ROANOKE TIMES

                         Roanoke Times
                 Copyright (c) 1995, Landmark Communications, Inc.

DATE: MONDAY, October 11, 1993                   TAG: 9310110017
SECTION: NATIONAL/INTERNATIONAL                    PAGE: A-6   EDITION: METRO 
SOURCE: Associated Press
DATELINE: ROME                                LENGTH: Short


ABSTENTION MANDATE CRITICIZED

If abstention from sex is the price of communion for the divorced, unmarried or separated, communion might have to wait.

A conference of Italian bishops told church followers Friday that remarried divorcees, unmarried couples and separated Roman Catholics will be allowed to receive church sacraments only if they promise to give up sex.

In Italy, where most people call themselves Roman Catholic but often diverge from church edicts, a common reaction was outrage.

"This sets the church back at least 200 years," said popular television host Pippo Baudo, who is divorced and remarried.

The bishops' "Pastoral Familial Directorate" was issued three days after Pope John Paul II issued his encyclical "Veritatis Splendor" (The Splendor of Truth). The long-awaited encyclical reaffirmed the Vatican's intolerance of those seeking to amend basic church tenets, such as the ban on divorce.

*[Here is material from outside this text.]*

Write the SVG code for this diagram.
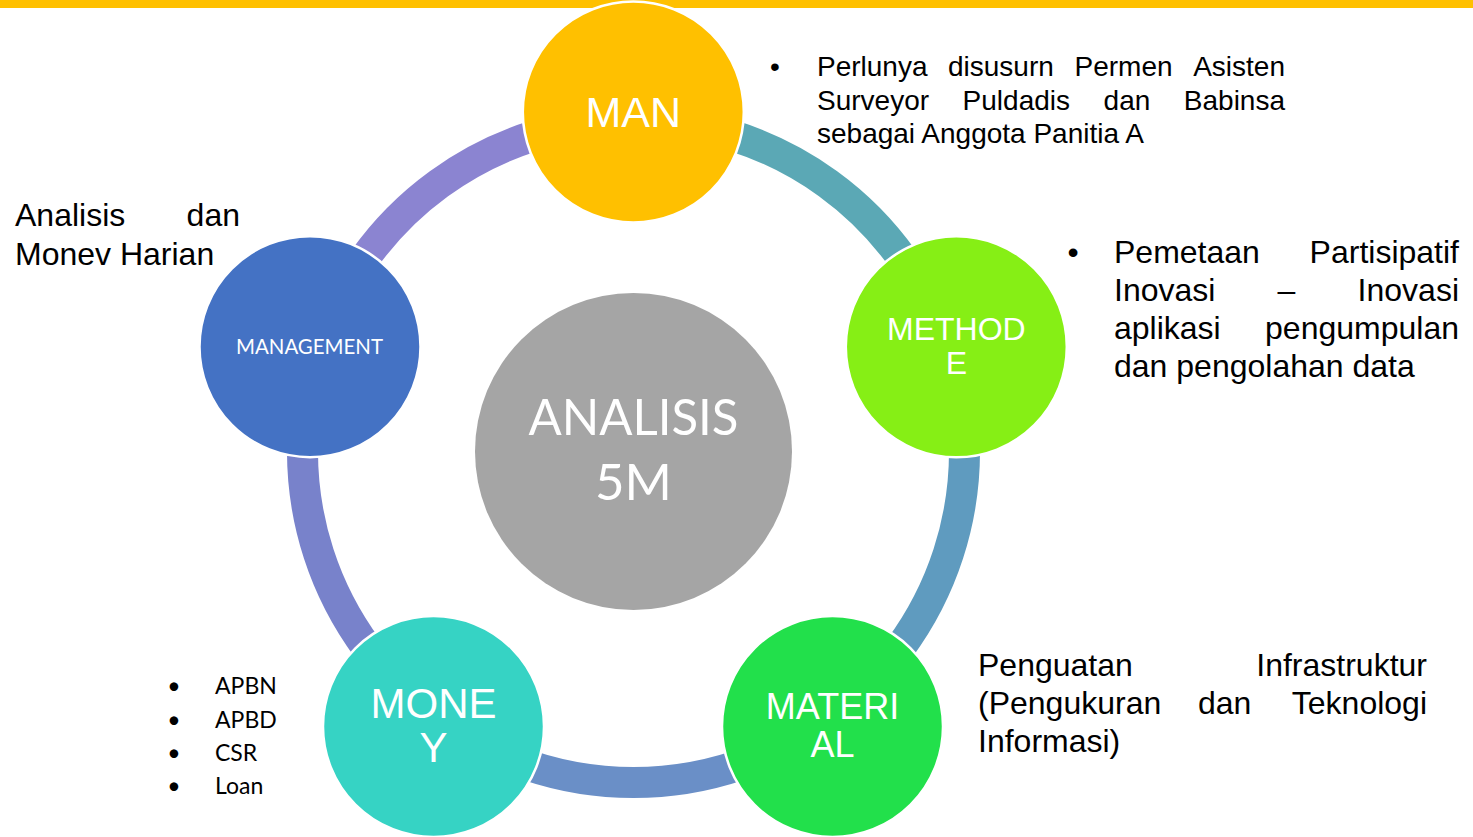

According to the bishops' document, Roman Catholics "should live the life of a Christian" in order to receive the sacraments, said Cardinal Camillo Ruini, who presented the paper at the Vatican.

Remarried divorcees can take full part in church life only if they "interrupt their sexual life and transform the bond into one of friendship, esteem and reciprocal help," the directive said.

The document also said the person "morally responsible" for a divorce should "repent and make up for damage caused."